Starting small in Northern Michigan. Chris and Jody began by purchasing one bag of green coffee from Maya Vinic and having it shipped to their new home in Leland, Michigan. First outsourcing the roasting but ultimately investing in their own small roaster, they packaged the coffee by hand and set up shop at the local farmer’s market. When Maya Vinic’s coffee sold, Chris was heartened: they were doing what they set out to do, supporting their friends back in Chiapas.

But he knew that simply purchasing coffee from his friends—even at premium prices for organic and fair trade certification—was not enough to pull them out of poverty.

They still hiked miles a day to retrieve fresh water. They still did not earn enough to ensure their children could go to school, or to access basic health care. Through conversations and collaboration with other like-minded friends, Chris formed the Chiapas Water Project (CWP) to further partner with farmers and build potable water systems.

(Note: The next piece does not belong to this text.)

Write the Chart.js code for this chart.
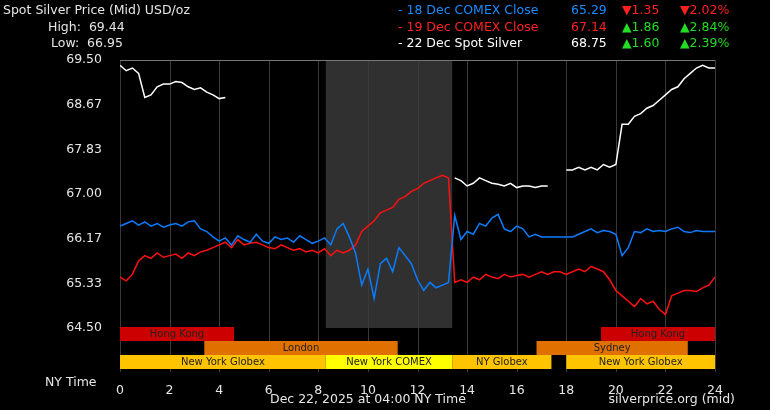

Good ideas grow. As time went on and Higher Grounds began to grow and seek out coffee from other sources, we joined forces with a handful of other roasters around the country who had begun to form an importing cooperative, Cooperative Coffees, which now has 24 roaster-members around North America from the Yukon Territory to Florida. And CWP grew into On the Ground, which now has had projects in Ethiopia, Palestine, Democratic Republic of Congo, and Nicaragua in addition to Chiapas.

Looking back. Our partnership with Maya Vinic formed the very foundation of our identity: a commitment to long term, mutually beneficial trade relationships with on-going interactions that include water projects, emergency relief, educational collaborations, and a tireless commitment to peaceful, resilient, and sustainable communities.

Even though we now source coffee from over a dozen different countries, each of those trade relationships is modeled after our very first one with Maya Vinic—whom we still purchase coffee from every year.